Кожаную куртку и кожаные же штаны дополняли потертые краги. На шлеме были нарисованы горящие глаза, а сверху этого «произведения искусства» красовались рога. Латаный-перелатаный «Харлей», который Бешеный подкатил к стене и поставил на распорки, тоже весь был разрисован и тоже был с рогами, закрепленными спереди руля.

– Бешеный, – мотоциклист снял шлем, под которым оказался капюшон, и, осмотревшись, прислонился к мотоциклу.

– Бешеный, значит? Хм. А раньше-то как звали, по нормальному? – Ступинцев с интересом разглядывал необычный наряд рокера.

– Макс. Называйте меня Бешеным Максом.

Этот чудак, ни много ни мало, хотел, чтобы они сейчас же убрались отсюда. Не переставая улыбаться, он говорил что-то о решении совета поселка Выездной, что-то объяснял, чем-то угрожал. Чашников слушал внимательно. Не перебивал. Наконец Бешеный Макс замолчал и уставился на майора в ожидании ответа.

«Да, просто Безумный Макс какой-то, а не Бешеный. На что он рассчитывает? Запугать нас?» – Чашников нахмурился.

– Вот что я могу сказать вам, Максим… э-э… Бешеный Макс, – он с трудом заставил себя произнести кличку парламентера, – мы с уважением относимся к традициям местного населения и не собираемся их нарушать. Что касается нашего здесь пребывания, то срок его закончится с первыми лучами солнца. – Майора понесло. Он и сам не понимал, с чего бы это, но, тем не менее, продолжал: – Поэтому ваши предложения о нашей передислокации рассмотрены не будут. Но могу вас заверить, что никаких враждебных намерений мы не имеем и, еще раз повторю, задерживаться здесь не будем.

Обалдевший от такого ответа парламентер стоял с открытым ртом и молчал. Он ожидал чего угодно. Трехэтажного русского мата, удара в челюсть или даже выстрела в упор, но такого пафоса и вежливости… Но, надо отдать ему должное, он быстро пришел в себя. Немного потоптавшись, глядя на снайперскую винтовку, висящую на плече у одного из бойцов, он завел разговор об обмене оружия на продукты.

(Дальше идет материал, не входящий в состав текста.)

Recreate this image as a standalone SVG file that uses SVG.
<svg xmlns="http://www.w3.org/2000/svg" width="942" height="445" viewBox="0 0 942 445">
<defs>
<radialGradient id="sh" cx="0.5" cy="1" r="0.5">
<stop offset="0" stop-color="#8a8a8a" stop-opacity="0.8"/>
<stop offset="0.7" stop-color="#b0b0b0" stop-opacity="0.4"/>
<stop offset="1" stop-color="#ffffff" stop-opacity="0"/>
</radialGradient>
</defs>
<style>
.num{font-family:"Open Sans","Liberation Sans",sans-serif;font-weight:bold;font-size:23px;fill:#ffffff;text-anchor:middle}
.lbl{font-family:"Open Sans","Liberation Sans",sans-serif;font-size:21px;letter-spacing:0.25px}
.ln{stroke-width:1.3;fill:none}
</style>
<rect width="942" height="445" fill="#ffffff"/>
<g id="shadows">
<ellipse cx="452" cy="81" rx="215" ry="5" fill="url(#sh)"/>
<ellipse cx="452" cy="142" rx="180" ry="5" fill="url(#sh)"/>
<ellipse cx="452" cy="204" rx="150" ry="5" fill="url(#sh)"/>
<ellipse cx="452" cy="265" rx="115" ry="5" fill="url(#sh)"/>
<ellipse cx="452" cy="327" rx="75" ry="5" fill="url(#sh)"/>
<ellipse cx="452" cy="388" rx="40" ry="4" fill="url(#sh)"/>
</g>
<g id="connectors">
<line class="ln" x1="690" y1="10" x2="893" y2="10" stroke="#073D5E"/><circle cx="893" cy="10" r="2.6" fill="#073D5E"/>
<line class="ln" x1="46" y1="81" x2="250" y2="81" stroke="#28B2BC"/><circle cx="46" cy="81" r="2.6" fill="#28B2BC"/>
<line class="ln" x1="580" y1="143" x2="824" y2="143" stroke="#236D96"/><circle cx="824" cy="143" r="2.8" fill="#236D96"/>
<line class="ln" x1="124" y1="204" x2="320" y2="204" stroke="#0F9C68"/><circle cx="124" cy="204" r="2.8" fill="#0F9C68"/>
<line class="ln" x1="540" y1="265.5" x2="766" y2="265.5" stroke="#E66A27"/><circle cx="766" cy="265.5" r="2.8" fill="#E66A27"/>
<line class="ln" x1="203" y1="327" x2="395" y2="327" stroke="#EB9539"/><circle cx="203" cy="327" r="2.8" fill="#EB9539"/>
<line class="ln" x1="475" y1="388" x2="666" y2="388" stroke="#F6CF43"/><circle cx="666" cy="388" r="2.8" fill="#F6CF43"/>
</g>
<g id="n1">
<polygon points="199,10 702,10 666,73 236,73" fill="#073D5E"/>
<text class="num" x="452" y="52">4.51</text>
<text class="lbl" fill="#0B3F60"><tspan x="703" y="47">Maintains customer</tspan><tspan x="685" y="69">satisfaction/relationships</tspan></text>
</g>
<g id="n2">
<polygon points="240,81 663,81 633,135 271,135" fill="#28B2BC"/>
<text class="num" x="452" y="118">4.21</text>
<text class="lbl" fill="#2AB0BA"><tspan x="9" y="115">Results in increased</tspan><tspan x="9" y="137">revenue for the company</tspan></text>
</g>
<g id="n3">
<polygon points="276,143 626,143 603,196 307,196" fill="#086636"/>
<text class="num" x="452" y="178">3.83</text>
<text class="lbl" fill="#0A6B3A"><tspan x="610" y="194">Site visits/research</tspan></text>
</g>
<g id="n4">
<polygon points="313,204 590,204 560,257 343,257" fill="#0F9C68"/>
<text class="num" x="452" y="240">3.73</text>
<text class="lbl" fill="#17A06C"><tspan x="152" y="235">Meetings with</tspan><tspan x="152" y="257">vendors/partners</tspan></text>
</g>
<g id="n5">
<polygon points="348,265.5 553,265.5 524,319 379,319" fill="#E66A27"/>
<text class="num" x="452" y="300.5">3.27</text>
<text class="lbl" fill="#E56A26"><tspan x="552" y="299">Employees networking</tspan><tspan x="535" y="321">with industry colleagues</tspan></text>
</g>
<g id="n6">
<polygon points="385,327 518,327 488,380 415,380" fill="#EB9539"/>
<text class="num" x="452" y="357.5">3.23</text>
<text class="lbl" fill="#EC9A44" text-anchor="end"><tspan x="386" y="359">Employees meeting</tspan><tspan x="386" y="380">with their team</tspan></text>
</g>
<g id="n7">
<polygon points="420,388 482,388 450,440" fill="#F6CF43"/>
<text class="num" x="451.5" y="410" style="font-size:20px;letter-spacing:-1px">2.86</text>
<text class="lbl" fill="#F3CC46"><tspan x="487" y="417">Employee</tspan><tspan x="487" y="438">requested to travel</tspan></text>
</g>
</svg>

– Хорошо, – Чашников посмотрел на мотоцикл, – но нас интересует только горючее. Если оно у вас есть, оружие будем менять только на него. Хотя, может, и продуктов немного возьмем.

Обладатель рогатого «Харлея» согласно кивнул, откинул капюшон и, проведя пятерней по непослушной шевелюре, протянул майору сложенный вчетверо листок.

Вот жук! Майор пробежал глазами список.

– Колядко, налей Макс… Бешеному Максу чайку. Отдохните, – он повернулся к выездновскому посланцу, который уже не казался Чашникову таким уж безумным, – а я пока составлю список того, что нужно нам, и того, что мы можем предложить вам.

Бешеный Макс с подозрением покосился на протянутую ему кружку, и тогда дежурный кашевар Колядко налил чаю и себе.


Скворцов сидел, уставившись на кружку с давно остывшим супом. Есть не хотелось. Да какое там есть! До этого ли? Не мог он есть, не зная, сыты ли его Маша и Гоша. За эти месяцы Владимир Евгеньевич так прикипел к ним, что теперь у него было такое чувство, будто он потерял часть самого себя. Он, конечно, все понимал или, вернее, догадывался, зачем он понадобился на Урале, но ничего поделать с собой не мог. Была бы его воля – поехал бы с ребятами в эвакуацию под Тулу. Но кто его спрашивал? Он прекрасно понимал, если бы стал упираться, Чашников со товарищи, не говоря ни слова, спеленали бы его по рукам и ногам и в таком виде везли бы в БТРе. Пока колонна ехала в Подмосковье, он дважды был близок к тому, чтобы бежать. Но куда там, этот прикидывающийся дурачком Ступинцев был тут как тут.